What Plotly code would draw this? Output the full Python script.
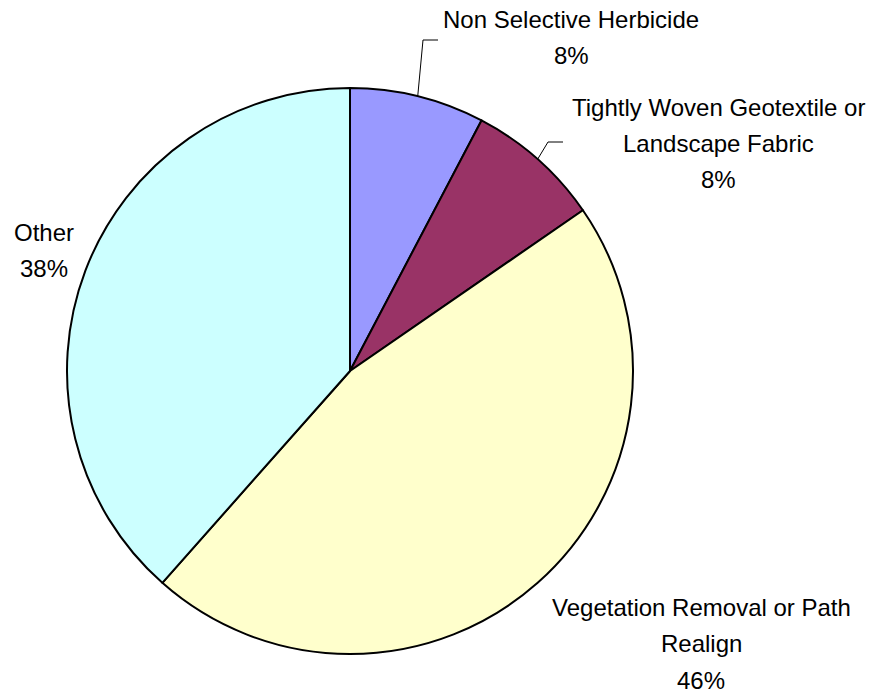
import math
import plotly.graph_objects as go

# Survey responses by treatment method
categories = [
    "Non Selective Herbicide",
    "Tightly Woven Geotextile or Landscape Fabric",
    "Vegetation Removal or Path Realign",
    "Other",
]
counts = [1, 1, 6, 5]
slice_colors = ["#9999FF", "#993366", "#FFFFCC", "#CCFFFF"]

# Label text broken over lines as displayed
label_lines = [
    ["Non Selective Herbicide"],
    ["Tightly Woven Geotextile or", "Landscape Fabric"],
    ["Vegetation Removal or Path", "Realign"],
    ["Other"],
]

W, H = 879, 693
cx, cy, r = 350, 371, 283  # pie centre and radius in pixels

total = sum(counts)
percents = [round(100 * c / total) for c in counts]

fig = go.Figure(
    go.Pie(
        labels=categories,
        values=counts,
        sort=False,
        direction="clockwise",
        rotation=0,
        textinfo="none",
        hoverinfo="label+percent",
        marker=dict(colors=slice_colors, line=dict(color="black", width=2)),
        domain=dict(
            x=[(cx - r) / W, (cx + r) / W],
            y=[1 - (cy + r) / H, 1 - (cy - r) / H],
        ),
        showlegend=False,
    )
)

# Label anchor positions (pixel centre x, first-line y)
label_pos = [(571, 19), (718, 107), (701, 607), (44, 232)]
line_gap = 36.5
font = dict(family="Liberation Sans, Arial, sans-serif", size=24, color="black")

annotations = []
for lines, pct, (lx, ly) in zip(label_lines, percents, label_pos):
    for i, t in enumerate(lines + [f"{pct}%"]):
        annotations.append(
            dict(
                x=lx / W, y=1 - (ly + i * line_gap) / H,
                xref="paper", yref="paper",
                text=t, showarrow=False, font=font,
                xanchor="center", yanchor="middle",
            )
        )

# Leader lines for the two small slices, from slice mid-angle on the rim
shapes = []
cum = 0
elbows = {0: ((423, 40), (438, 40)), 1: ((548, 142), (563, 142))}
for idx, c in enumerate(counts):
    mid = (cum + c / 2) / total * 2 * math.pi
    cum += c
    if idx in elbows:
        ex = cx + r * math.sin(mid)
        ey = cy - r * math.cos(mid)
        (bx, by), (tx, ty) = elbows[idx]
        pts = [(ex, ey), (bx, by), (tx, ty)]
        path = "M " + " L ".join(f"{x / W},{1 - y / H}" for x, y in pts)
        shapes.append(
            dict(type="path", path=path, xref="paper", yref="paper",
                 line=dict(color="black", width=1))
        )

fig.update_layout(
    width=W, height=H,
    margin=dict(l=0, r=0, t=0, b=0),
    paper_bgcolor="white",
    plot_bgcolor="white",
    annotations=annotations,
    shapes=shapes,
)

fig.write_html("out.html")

**REQUIREMENT**
Reproduce exactly the run of lines that opens the listing and closes with the line holding "import plotly.graph_objects as go". Pictures are excluded.

**EXERCISE RESPONSE**
What Plotly code would draw this? Output the full Python script.
import math
import plotly.graph_objects as go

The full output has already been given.